Some modern usuliyyun have noticed a problem here and tried to solve it. The problem is that if after completion of all prerequisites of a voluntary act including the will itself the act still remains unnecessary it would imply denial of power and will of the agents since the will of the agent would have no role in the emergence of the act and origination of the act falls out of agent’s power. Therefore, if ikhtiyar is taken to mean contingency and unnecessity of existence and non-existence it would imply negation of ikhtiyar.

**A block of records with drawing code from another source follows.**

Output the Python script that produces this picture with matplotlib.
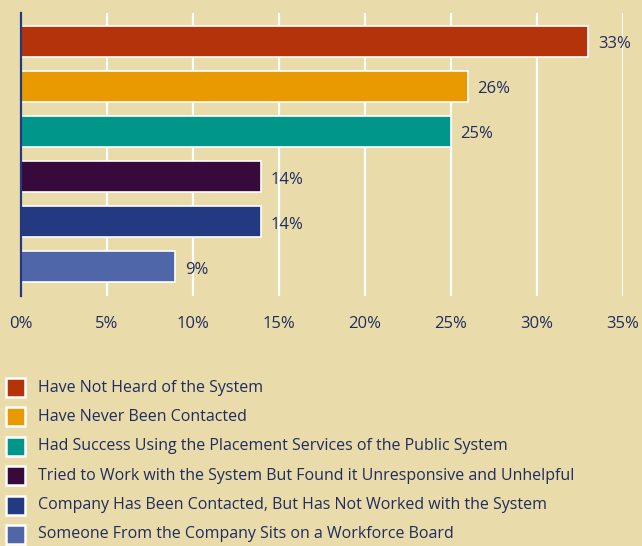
import matplotlib.pyplot as plt
from matplotlib.patches import Rectangle
from matplotlib.ticker import FuncFormatter

plt.rcParams['font.family'] = ['Open Sans', 'DejaVu Sans']

# survey responses, top bar first
responses = [
    "Have Not Heard of the System",
    "Have Never Been Contacted",
    "Had Success Using the Placement Services of the Public System",
    "Tried to Work with the System But Found it Unresponsive and Unhelpful",
    "Company Has Been Contacted, But Has Not Worked with the System",
    "Someone From the Company Sits on a Workforce Board",
]
shares = [33, 26, 25, 14, 14, 9]
bar_colors = ["#B5330A", "#E89A00", "#00968A", "#380A3C", "#233A82", "#4F66A8"]
x_ticks = [0, 5, 10, 15, 20, 25, 30, 35]

bg = "#E9DBAA"
ink = "#1F2D5E"

fig = plt.figure(figsize=(6.42, 5.46), dpi=100, facecolor=bg)
ax = fig.add_axes([0.032, 0.458, 0.938, 0.518], facecolor=bg)

ypos = list(range(len(shares)))
ax.barh(ypos, shares, height=0.69, color=bar_colors, edgecolor="white",
        linewidth=1.2, zorder=3)
for y, v in zip(ypos, shares):
    ax.text(v + 0.55, y + 0.07, f"{v}%", va="center", ha="left", fontsize=12,
            color=ink, zorder=4)

ax.set_xlim(0, 35)
ax.set_ylim(5.65, -0.62)
ax.set_xticks(x_ticks)
ax.xaxis.set_major_formatter(FuncFormatter(lambda v, _: f"{v:.0f}%"))
ax.tick_params(axis="x", length=0, pad=14.5, labelsize=12, labelcolor=ink)
ax.set_yticks([])
ax.grid(axis="x", color="white", linewidth=1.6, zorder=1)
for side in ("top", "right", "bottom"):
    ax.spines[side].set_visible(False)
ax.spines["left"].set_color("#233A82")
ax.spines["left"].set_linewidth(1.6)
ax.spines["left"].set_zorder(5)

# legend drawn as a list of swatches below the chart
W, H = 642, 546
row0, step = 387.5, 29.4
for i, (label, col) in enumerate(zip(responses, bar_colors)):
    yc = row0 + i * step
    fig.patches.append(Rectangle((6 / W, 1 - (yc + 9.5) / H), 19 / W, 19 / H,
                                 transform=fig.transFigure, facecolor=col,
                                 edgecolor="white", linewidth=1.8))
    fig.text(38 / W, 1 - yc / H, label, ha="left", va="center",
             fontsize=11.5, color=ink)

fig.savefig("out.png", dpi=100, facecolor=bg)
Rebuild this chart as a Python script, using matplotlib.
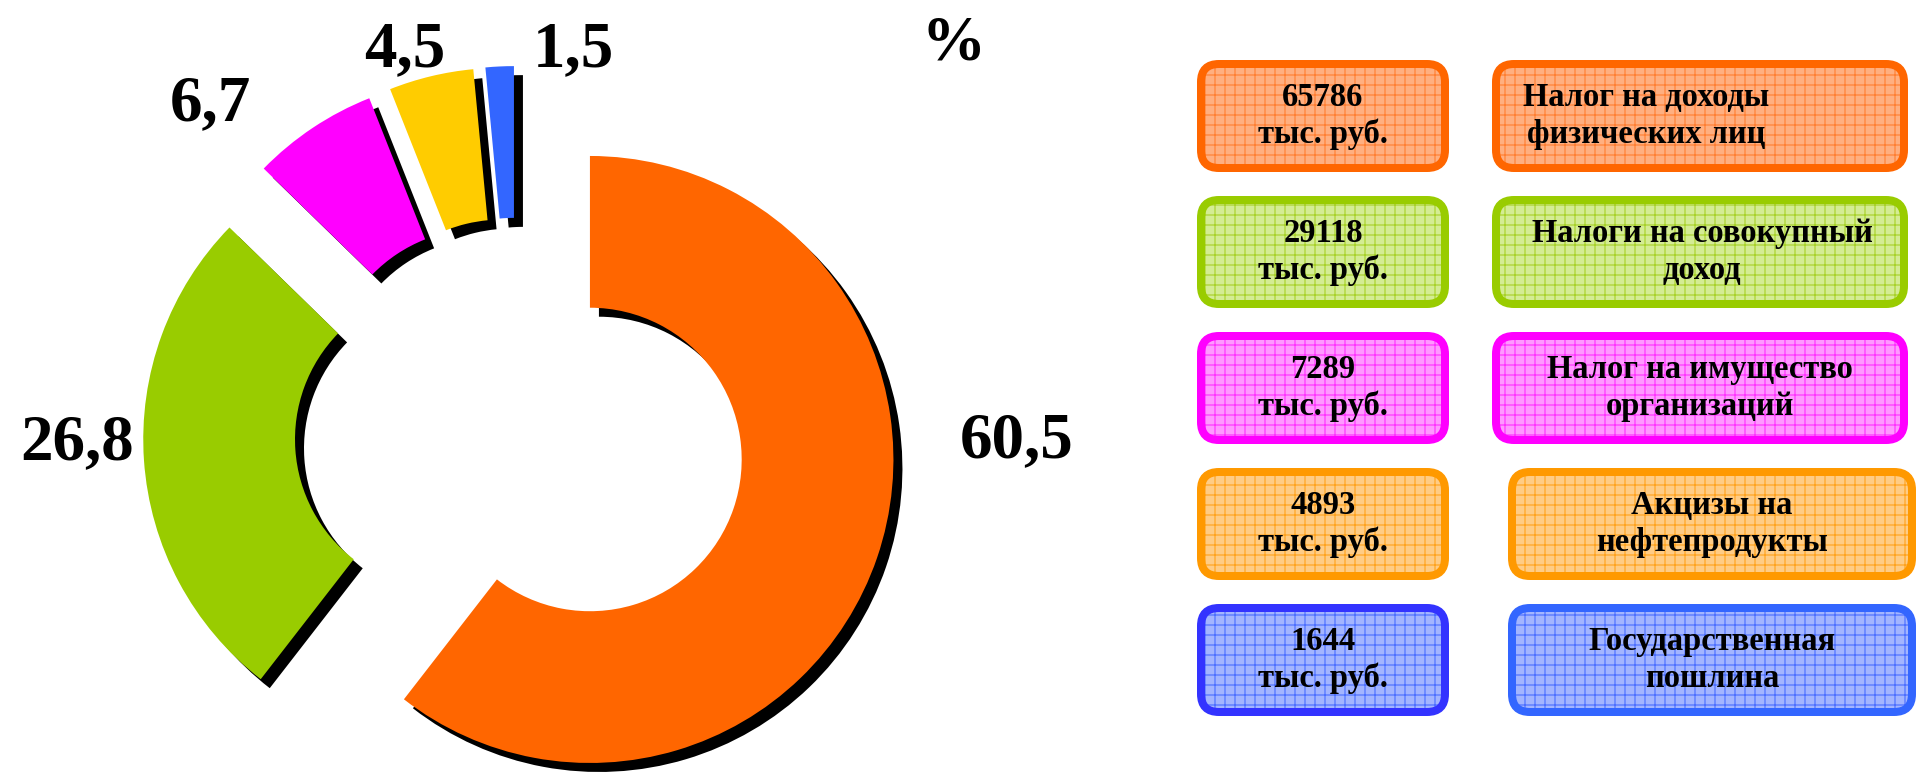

To respond to this problem usuliyyun have distinguished between two types of necessity:

(a) the necessity prior to ikhtiyar, i.e. the necessity which is source of decision or in other words necessity of cause of ikhtiyar

(b) necessity after ikhtiyar, i.e. the necessity whose source is ikhtiyar or in other words the necessary relation between ikhtiyar itself and its effect: the voluntary act. They maintain that the former is in conflict with ikhtiyar and they deny it, but not only do they accept the latter, but they also take it to be compulsory, because there will be no ikhtiyar without it and there is no conflict between necessity which is caused by ikhtiyar and the ikhtiyar itself.


    5. Mirza Na‘ini, Ajawad al-Taqrirat, p. 91.
    6. Mulla Sadra, Al-Asfar al-Aqliyyah al-Arbi‘ah, vol. 6, p. 319.